From planning the backlog for each Sprint, understanding each team member's Bandwidth, discussing the next phase's task details and required resources with supervisors and product managers, to assigning tasks to team members, and even the retrospective and adjustments after the Sprint, these became part of my daily routine outside of development.

At the same time, ensuring that the project's Stakeholders are clearly aware of the team's current progress and how to reasonably insert urgent tasks into the Sprint requires thoughtful design and communication.

For example, I would encourage project owners to synchronize their current progress with the relevant project group weekly, keeping supervisors or project managers on the same page. And when there's an emergency task, first list all potential items for insertion, clarify which are truly "urgent and important," and then, after coordinating with supervisors and product managers, carefully insert them into the current Sprint.

Through such mechanisms, we can meet business needs while maintaining the stability of the team's development rhythm, avoiding situations where "insertions get out of control" during Sprint retrospectives.

However, for me, the real challenge isn't these processes and planning but the human aspect. More difficult than assigning tasks is: How to ensure each team member clearly knows the projects they'll be responsible for next? And how to discuss with supervisors whether any members, based on career development considerations, wish to try different types of projects?
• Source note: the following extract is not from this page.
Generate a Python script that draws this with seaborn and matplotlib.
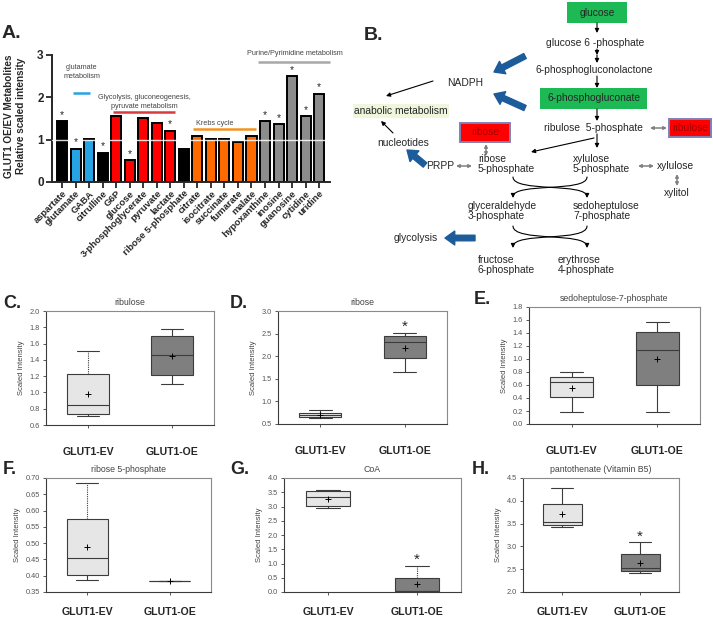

Taking "letting members know what the next project is" as an example, the challenge often comes from information opacity. Most of the time, project managers may not be able to provide the demand planning for the next Sprint in advance. Apart from divining from the quarterly roadmap, I usually adopt two strategies:

  1. Increase demand forecasting: Proactively coordinate with project managers to provide slightly more tasks than the current Sprint requires, giving the team leeway to predict future directions.
  2. Proactively create tasks: Discuss with supervisors about internal processes or technical debts that the team can improve. When members finish their projects, they can optimize the team's system while waiting for the next task.

In short, the role of Scrum Master is quite interesting and can also enhance one's communication skills. During this time, I've learned a lot through this position.

Other Thoughts

  • Ownership at Work:

    Over the years, I've gained a deeper understanding of "work ownership." Regardless of rank, becoming the Go-to Person for a certain project or system is the best way to increase one's influence within the team.

  • Helping Others Solve Problems:

    This process itself is also a learning opportunity. Often, while clarifying others' problems, I gain a deeper understanding of certain knowledge points. It's not just collaboration but mutual growth.

  • Deliberately Challenging Oneself, Doing What Feels Difficult:

    Growth often comes from stepping out of one's comfort zone. When you start exploring unfamiliar areas, what you learn often exceeds expectations. Making oneself a Yes Man who says, "I can try," can accelerate learning speed and reduce fear of the unknown, replacing it with curiosity.

  • Treating Projects Like One's Own Children:

    Whenever responsible for a new feature or project, try to treat it like caring for a child. Besides self-testing, also add Feature Flags so that if something goes wrong, you can respond immediately. After the feature goes live, conduct real-time monitoring to ensure everything works as expected.

Conclusion

Writing down these fragmented thoughts is also a way to organize the journey of these three years. If there are any new insights in the future, I'll add them gradually!

Looking at the rapid progress of AI, sometimes I wonder if the profession of software engineer will become like the textile workers during the Industrial Revolution. After all, the current top LLM models can write code several times faster than the average person, with quality that's not bad or even better, and the top models we use now will surely be the worst in the future 😂. If this hypothesis holds, I hope this article isn't the last episode of 《Logs of a Software Engineer》. Even if roles change in the future, I still look forward to using AI to create a product I can truly be proud of in the AI era.